Ajoutons pêle-mêle diverses expériences :

  • La radio : de 1986 à 1990, j’ai préparé et présenté l’émission « Voyage au Bout du Dimanche » sur Radio-Lorraine-Nord. Quatre heures hebdomadaires où vont se succéder comédiens, voyageurs et musiciens, avant la rubrique « Comme ça vous chante » et son « Manuel pratique du petit fabricant de chansons illustré par l’exemple », le bouquet final s’intitulant « Et avec la langue ? » : une véritable déclaration d’humour aux langages, jargons, patois réels et virtuels, sous forme de jeux de création littéraire collective comme le « Dictionnaire du dimanche » et le « roman à quatre mains. »

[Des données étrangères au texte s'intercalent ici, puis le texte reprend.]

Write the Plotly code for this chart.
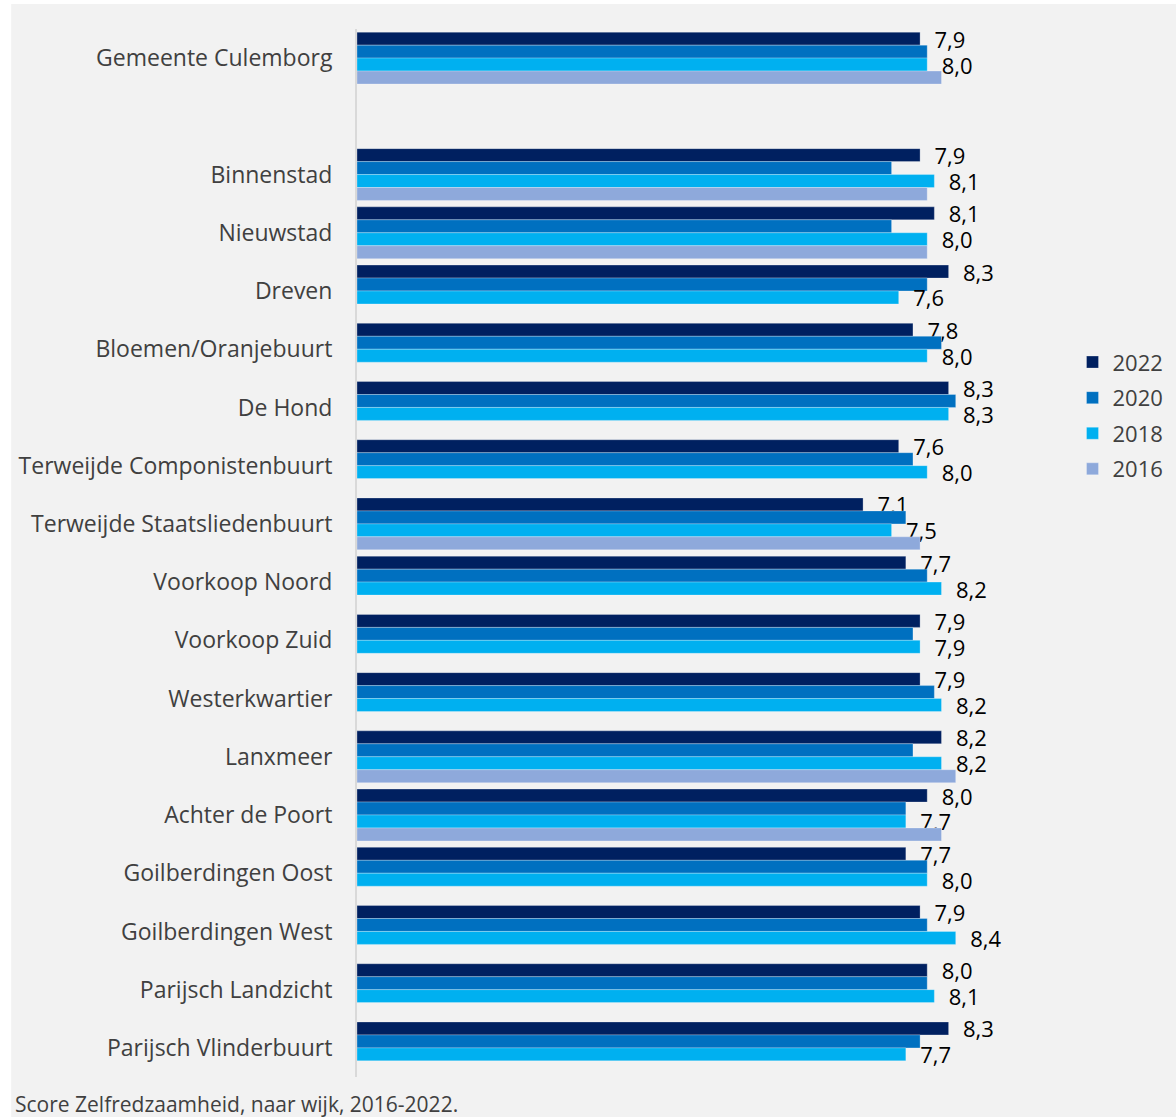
import plotly.graph_objects as go

categories = [
    "Gemeente Culemborg", " ", "Binnenstad", "Nieuwstad", "Dreven",
    "Bloemen/Oranjebuurt", "De Hond", "Terweijde Componistenbuurt",
    "Terweijde Staatsliedenbuurt", "Voorkoop Noord", "Voorkoop Zuid",
    "Westerkwartier", "Lanxmeer", "Achter de Poort", "Goilberdingen Oost",
    "Goilberdingen West", "Parijsch Landzicht", "Parijsch Vlinderbuurt",
]
v2022 = [7.9, None, 7.9, 8.1, 8.3, 7.8, 8.3, 7.6, 7.1, 7.7, 7.9, 7.9, 8.2, 8.0, 7.7, 7.9, 8.0, 8.3]
v2020 = [8.0, None, 7.5, 7.5, 8.0, 8.2, 8.4, 7.8, 7.7, 8.0, 7.8, 8.1, 7.8, 7.7, 8.0, 8.0, 8.0, 7.9]
v2018 = [8.0, None, 8.1, 8.0, 7.6, 8.0, 8.3, 8.0, 7.5, 8.2, 7.9, 8.2, 8.2, 7.7, 8.0, 8.4, 8.1, 7.7]
v2016 = [8.2, None, 8.0, 8.0, None, None, None, None, 7.9, None, None, None, 8.4, 8.2, None, None, None, None]

series = [
    ("2022", v2022, "#002060", True),
    ("2020", v2020, "#0070C0", False),
    ("2018", v2018, "#00B0F0", True),
    ("2016", v2016, "#8EA9DB", False),
]

FONT = "Open Sans"
W, H = 1176, 1117
L, R, T, B = 357, 107, 29, 40

def fmt(v):
    if v is None:
        return ""
    return "\u00a0\u00a0" + f"{v:.1f}".replace(".", ",")

fig = go.Figure()
for name, vals, color, labeled in series:
    fig.add_trace(go.Bar(
        name=name, y=categories, x=vals, orientation="h",
        marker=dict(color=color, line=dict(color="rgba(255,255,255,0.45)", width=0.6)),
        text=[fmt(v) for v in vals] if labeled else None,
        textposition="outside" if labeled else "none",
        textfont=dict(family=FONT, size=22, color="#000000"),
        constraintext="none", cliponaxis=False,
        legendgroup=name,
    ))

fig.update_layout(
    width=W, height=H,
    margin=dict(l=L, r=R, t=T, b=B),
    paper_bgcolor="#FFFFFF", plot_bgcolor="rgba(0,0,0,0)",
    barmode="group", bargap=0.11, bargroupgap=0,
    font=dict(family=FONT, color="#404040"),
    showlegend=True,
    legend=dict(
        xref="container", yref="container", x=0.912, y=0.6945,
        xanchor="left", yanchor="top",
        font=dict(family=FONT, size=22, color="#404040"),
        bgcolor="rgba(0,0,0,0)", tracegroupgap=4,
        traceorder="grouped",
    ),
    xaxis=dict(range=[0, 9.87], visible=False, fixedrange=True),
    yaxis=dict(
        type="category", autorange="reversed",
        showline=True, linecolor="#D9D9D9", linewidth=2,
        showgrid=False, zeroline=False, ticks="",
        ticklabelstandoff=18,
        tickfont=dict(family=FONT, size=23, color="#404040"),
    ),
    title=dict(
        text="Score Zelfredzaamheid, naar wijk, 2016-2022.",
        xref="container", yref="container",
        x=15 / W, y=1 - 1105 / H, xanchor="left", yanchor="middle",
        font=dict(family=FONT, size=21, color="#404040"),
    ),
    shapes=[dict(
        type="rect", xref="paper", yref="paper", layer="below",
        x0=(7 - L) / (W - L - R), x1=2.0,
        y0=-1.0, y1=(H - B - 4) / (H - T - B),
        fillcolor="#F2F2F2", line=dict(width=0),
    )],
)

fig.write_html(
    "out.html",
    config={"displayModeBar": False},
    post_script="document.body.style.margin='0';document.body.style.overflow='hidden';",
)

  • La musique ancienne : concerts au sein de l’ensemble « Paduana » (1980-2010).

  • Le chant classique : ténor à l’Atelier Vocal de Nancy (tournée en 1987 avec la Grande Ecurie et la Chambre du Roy).

  • Les récitals de guitare classique : en soliste, en duo, et avec l’orchestre de chambre de Conflans.

  • Le groupe vocal Au Dernier Cri (1989-2019), textes et chansons mis en scène pour des spectacles (sans sono) en petites salles ou à domicile. « Et la fête continue » (Prévert et Vian), « Tiens, tiens, tiens » (Mireille, Ray Ventura, Trénet), « A comme Absurdingue » (Boby Lapointe et Raymond Devos), « Exercices de style » (Raymond Queneau et les Frères Jacques », « Lgoudubongou » (cocktail éclectique).

  • Les ateliers d’écriture : co-animateur avec Maurad Mancer (Festiv’Art d’Ariège, festival Voix Vives à Sète, atelier Faire des Chansons à Lorgues), avec Frédéric Bobin (à Boulange et à Jarny), avec Hélène Grange, Charly Astié, Samuel Leroy (à Jarny).

  • La direction chorale : chef et harmonisateur du Chœur de Labry (1996-2020).

  • La composition instrumentale : pièces pour guitare classique, pour flûte à bec et guitare et pour différents ensembles

  • Les contes musicaux : « Alice+Alice » (2003) et « Un songe inouï d’été » (2009).

  • Le festival de Jarny : concepteur et programmateur du festival « Les lauréats de la nouvelle chanson » depuis 2009. Trois soirées de trois sets chacune, privilégiant les auteurs compositeurs interprètes francophones.

Et nous voilà ce soir (J. Brel)

(1):le 4 novembre 1959
(2) : une thématique à rapprocher d’ « On est pas là pour se faire engueuler » de Boris Vian, que je ne connaissais pas encore ; comme quoi…
(3) : la mélodie de ma chanson est extrêmement proche du début de « mon HLM » que Renaud composera dix ans plus tard.
(4) : zoum zouzoum zoum (Dick Annegarn).
(5) : où Richard Desjardins m’accompagnera au piano pour « le voyage du vieux mineur ».